• [TASK STATEMENT]: What follows is a set of entries. Give them again exactly, without the pictures.

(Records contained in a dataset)
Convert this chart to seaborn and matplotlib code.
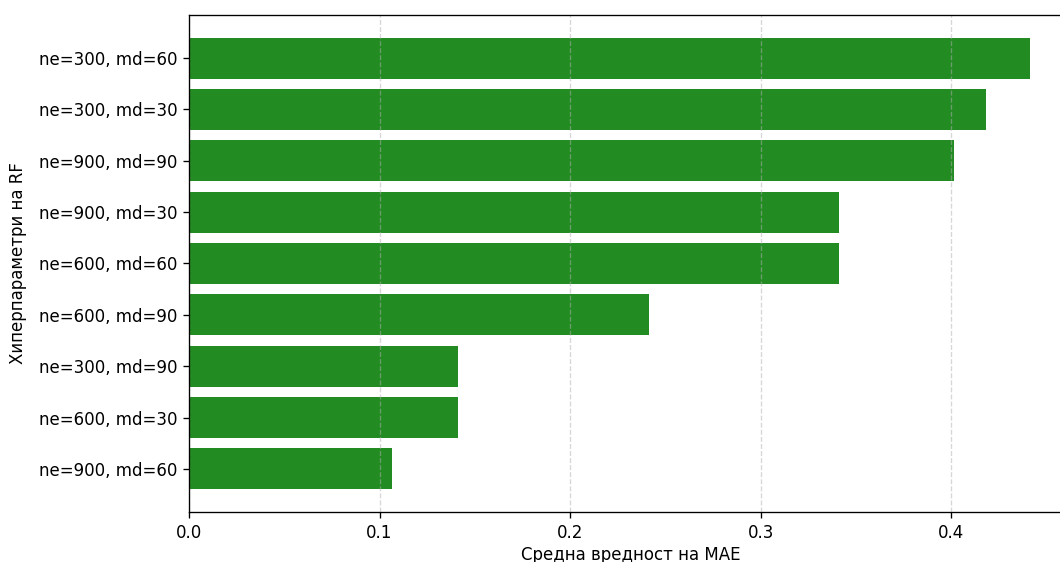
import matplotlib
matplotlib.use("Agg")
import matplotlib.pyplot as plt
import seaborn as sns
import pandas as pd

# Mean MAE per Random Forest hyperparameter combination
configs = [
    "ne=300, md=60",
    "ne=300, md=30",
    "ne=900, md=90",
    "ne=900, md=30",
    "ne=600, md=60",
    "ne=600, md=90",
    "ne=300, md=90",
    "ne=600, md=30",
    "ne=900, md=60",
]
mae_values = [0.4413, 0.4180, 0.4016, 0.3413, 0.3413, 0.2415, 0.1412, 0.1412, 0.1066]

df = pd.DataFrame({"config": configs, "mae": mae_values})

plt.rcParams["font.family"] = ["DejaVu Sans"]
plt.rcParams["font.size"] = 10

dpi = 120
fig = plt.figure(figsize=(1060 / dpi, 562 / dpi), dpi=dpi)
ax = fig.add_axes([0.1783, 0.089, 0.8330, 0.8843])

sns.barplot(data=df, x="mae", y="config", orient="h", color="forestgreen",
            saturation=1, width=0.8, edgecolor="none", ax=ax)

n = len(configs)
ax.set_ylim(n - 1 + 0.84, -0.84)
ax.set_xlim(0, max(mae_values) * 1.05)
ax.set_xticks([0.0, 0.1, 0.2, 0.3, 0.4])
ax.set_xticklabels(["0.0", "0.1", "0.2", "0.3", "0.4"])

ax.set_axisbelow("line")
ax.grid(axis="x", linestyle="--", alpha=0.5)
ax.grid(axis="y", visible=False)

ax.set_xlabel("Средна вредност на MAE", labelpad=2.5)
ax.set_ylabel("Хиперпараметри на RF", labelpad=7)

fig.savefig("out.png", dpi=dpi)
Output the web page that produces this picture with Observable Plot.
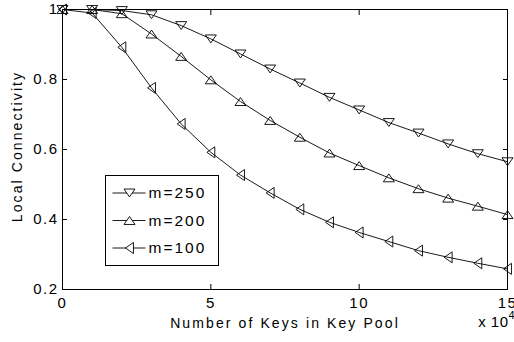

• [TASK OUTPUT]:
Convert this chart to seaborn and matplotlib code.
import matplotlib
matplotlib.use("Agg")
import matplotlib.pyplot as plt
import seaborn as sns
import pandas as pd

# Mean MAE per Random Forest hyperparameter combination
configs = [
    "ne=300, md=60",
    "ne=300, md=30",
    "ne=900, md=90",
    "ne=900, md=30",
    "ne=600, md=60",
    "ne=600, md=90",
    "ne=300, md=90",
    "ne=600, md=30",
    "ne=900, md=60",
]
mae_values = [0.4413, 0.4180, 0.4016, 0.3413, 0.3413, 0.2415, 0.1412, 0.1412, 0.1066]

df = pd.DataFrame({"config": configs, "mae": mae_values})

plt.rcParams["font.family"] = ["DejaVu Sans"]
plt.rcParams["font.size"] = 10

dpi = 120
fig = plt.figure(figsize=(1060 / dpi, 562 / dpi), dpi=dpi)
ax = fig.add_axes([0.1783, 0.089, 0.8330, 0.8843])

sns.barplot(data=df, x="mae", y="config", orient="h", color="forestgreen",
            saturation=1, width=0.8, edgecolor="none", ax=ax)

n = len(configs)
ax.set_ylim(n - 1 + 0.84, -0.84)
ax.set_xlim(0, max(mae_values) * 1.05)
ax.set_xticks([0.0, 0.1, 0.2, 0.3, 0.4])
ax.set_xticklabels(["0.0", "0.1", "0.2", "0.3", "0.4"])

ax.set_axisbelow("line")
ax.grid(axis="x", linestyle="--", alpha=0.5)
ax.grid(axis="y", visible=False)

ax.set_xlabel("Средна вредност на MAE", labelpad=2.5)
ax.set_ylabel("Хиперпараметри на RF", labelpad=7)

fig.savefig("out.png", dpi=dpi)
Output the web page that produces this picture with Observable Plot.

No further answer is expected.